July 25, 2023

Susquehanna University hosted more than 100 students at the 14th annual Landmark Research Symposium on July 20. Twenty Susquehanna students and others from several other Landmark conference colleges and universities presented their research to their undergraduate peers and faculty mentors.

“It’s important that scholars share their research with the outside world, and the Landmark Symposium gives our talented Susquehanna student researchers a chance to do just that,” said Jennifer Carter, assistant professor of physics. “Presentation and networking opportunities are crucial to preparing for our students’ future careers.”

Bethany Grove ’25, a neuroscience major from Windber, Pennsylvania, conducted her research under the mentorship of James Briggs, Susquehanna’s chair and associate professor of psychology.

“Participating in research opens doors and helps those who do it stand out from the crowd when seeking a job or graduate school placement,” Grove said. “I began research as a freshman and the experience has been so amazing that I am planning to continue until I graduate.”

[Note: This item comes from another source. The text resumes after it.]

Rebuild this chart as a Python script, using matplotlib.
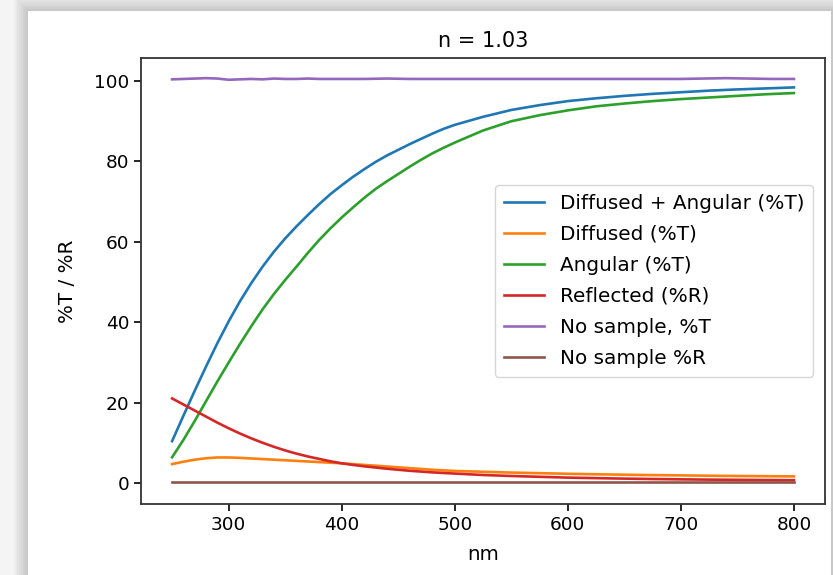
import matplotlib
matplotlib.use("Agg")
import matplotlib.pyplot as plt
from matplotlib.patches import Rectangle

# ---- data ----
wavelength = [250, 260, 270, 280, 290, 300, 310, 320, 330, 340, 350, 360, 370,
              380, 390, 400, 410, 420, 430, 440, 450, 460, 470, 480, 490, 500,
              525, 550, 575, 600, 625, 650, 675, 700, 725, 750, 775, 800]
diff_ang = [10.5, 16.8, 23.0, 29.0, 34.8, 40.2, 45.2, 49.7, 53.8, 57.5, 60.8,
            63.8, 66.6, 69.3, 71.8, 74.0, 76.1, 78.0, 79.8, 81.4, 82.8, 84.2,
            85.5, 86.8, 88.0, 89.0, 91.0, 92.7, 93.9, 94.9, 95.6, 96.2, 96.7,
            97.1, 97.5, 97.8, 98.05, 98.3]
diffused = [4.8, 5.4, 5.9, 6.25, 6.45, 6.45, 6.35, 6.2, 6.05, 5.9, 5.75, 5.6,
            5.45, 5.3, 5.15, 5.0, 4.8, 4.6, 4.4, 4.2, 4.0, 3.8, 3.6, 3.4, 3.25,
            3.1, 2.9, 2.7, 2.55, 2.4, 2.28, 2.17, 2.07, 2.0, 1.92, 1.85, 1.8,
            1.75]
angular = [6.5, 10.8, 15.5, 20.4, 25.3, 30.0, 34.6, 39.0, 43.2, 47.0, 50.5,
           53.8, 57.2, 60.4, 63.3, 66.0, 68.5, 70.9, 73.1, 75.0, 76.8, 78.6,
           80.3, 81.9, 83.3, 84.6, 87.6, 89.9, 91.4, 92.6, 93.6, 94.3, 94.9,
           95.4, 95.8, 96.2, 96.6, 96.9]
reflected = [21.1, 19.6, 18.1, 16.6, 15.1, 13.7, 12.4, 11.2, 10.1, 9.1, 8.2,
             7.4, 6.7, 6.1, 5.5, 5.0, 4.6, 4.25, 3.95, 3.65, 3.4, 3.15, 2.95,
             2.75, 2.6, 2.45, 2.1, 1.85, 1.65, 1.45, 1.32, 1.2, 1.1, 1.02, 0.95,
             0.9, 0.85, 0.8]

wl_ref = [250, 260, 270, 280, 290, 300, 310, 320, 330, 340, 350, 360, 370, 380,
          390, 400, 420, 440, 460, 480, 500, 550, 600, 650, 700, 720, 740, 760,
          780, 800]
nosample_T = [100.3, 100.4, 100.5, 100.6, 100.5, 100.2, 100.3, 100.4, 100.3,
              100.5, 100.4, 100.4, 100.5, 100.4, 100.4, 100.4, 100.4, 100.5,
              100.4, 100.4, 100.4, 100.4, 100.4, 100.4, 100.4, 100.5, 100.6,
              100.5, 100.4, 100.4]
nosample_R = [0.35] * len(wl_ref)

labels = ["Diffused + Angular (%T)", "Diffused (%T)", "Angular (%T)",
          "Reflected (%R)", "No sample, %T", "No sample %R"]

W, H = 833, 575
fig = plt.figure(figsize=(W / 100, H / 100), dpi=100)
fig.patch.set_facecolor("#f4f4f4")

# screenshot card shadow
card_x0, card_x1, card_y1 = 28, 831, 564  # pixels from bottom-left
for i, a in enumerate([0.05, 0.05, 0.05, 0.05, 0.05, 0.05, 0.06, 0.07]):
    pad = 14 - i * 1.7
    fig.patches.append(Rectangle(((card_x0 - pad) / W, 0),
                                 (card_x1 - card_x0 + 2 * pad) / W,
                                 (card_y1 + pad) / H,
                                 transform=fig.transFigure, facecolor="#808080",
                                 edgecolor="none", alpha=a, zorder=-10))
fig.patches.append(Rectangle((card_x0 / W, 0), (card_x1 - card_x0) / W,
                             card_y1 / H, transform=fig.transFigure,
                             facecolor="white", edgecolor="none", zorder=-9))

ax = fig.add_axes([141 / W, 1 - 504 / H, (825 - 141) / W, (504 - 58) / H])
ax.set_facecolor("none")

lw = 1.9
ax.plot(wavelength, diff_ang, color="#1f77b4", lw=lw, label=labels[0])
ax.plot(wavelength, diffused, color="#ff7f0e", lw=lw, label=labels[1])
ax.plot(wavelength, angular, color="#2ca02c", lw=lw, label=labels[2])
ax.plot(wavelength, reflected, color="#d62728", lw=lw, label=labels[3])
ax.plot(wl_ref, nosample_T, color="#9467bd", lw=lw, label=labels[4])
ax.plot(wl_ref, nosample_R, color="#8c564b", lw=lw, label=labels[5])

ax.set_xlim(222.5, 827.5)
ax.set_ylim(-5.1, 105.6)
ax.set_xticks([300, 400, 500, 600, 700, 800])
ax.set_yticks([0, 20, 40, 60, 80, 100])
ax.tick_params(labelsize=13.3, length=5, width=1.2)
for s in ax.spines.values():
    s.set_linewidth(1.3)
    s.set_color("#333333")

ax.set_title("n = 1.03", fontsize=15, pad=8)
ax.set_xlabel("nm", fontsize=14.3, labelpad=8)
ax.set_ylabel("%T / %R", fontsize=14.3, labelpad=12)
ax.legend(loc="center right", fontsize=14.4, frameon=True, handlelength=2.0,
          borderpad=0.45, labelspacing=0.6, handletextpad=0.8,
          borderaxespad=0.6)

fig.savefig("out.png", dpi=100, facecolor=fig.get_facecolor())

The study of stress and fear

Grove and Briggs investigated the impact of stress and environmental factors on the ability to anticipate fear. As Grove explained, she used rats to investigate how stress impacts something known as the context-shift effect — the idea that performance declines when an individual shifts environments. They also compared reactions between male and female rats to determine if stress impacted them differently.

“We found that stressed male rats treated every environment like it was new. They did not pay attention to the environmental cues around them, unlike the nonstressed male rats who demonstrated a context-shift effect as expected,” Grove said. “However, both stressed and nonstressed female rats demonstrated a context-shift, meaning that stress did not impact female rats in the same way that it impacted the male rats.”

Following graduation, Grove hopes to become a therapist in a clinical setting where she can help individuals experiencing issues related to behavioral and mental health.

“My research experience is teaching me so many valuable skills that are preparing me to enter the psychology field,” Grove said. “Also, I have formed a relationship with my professor who has supported me and has given me so many amazing opportunities to learn and grow not only as a student, but also as a person.”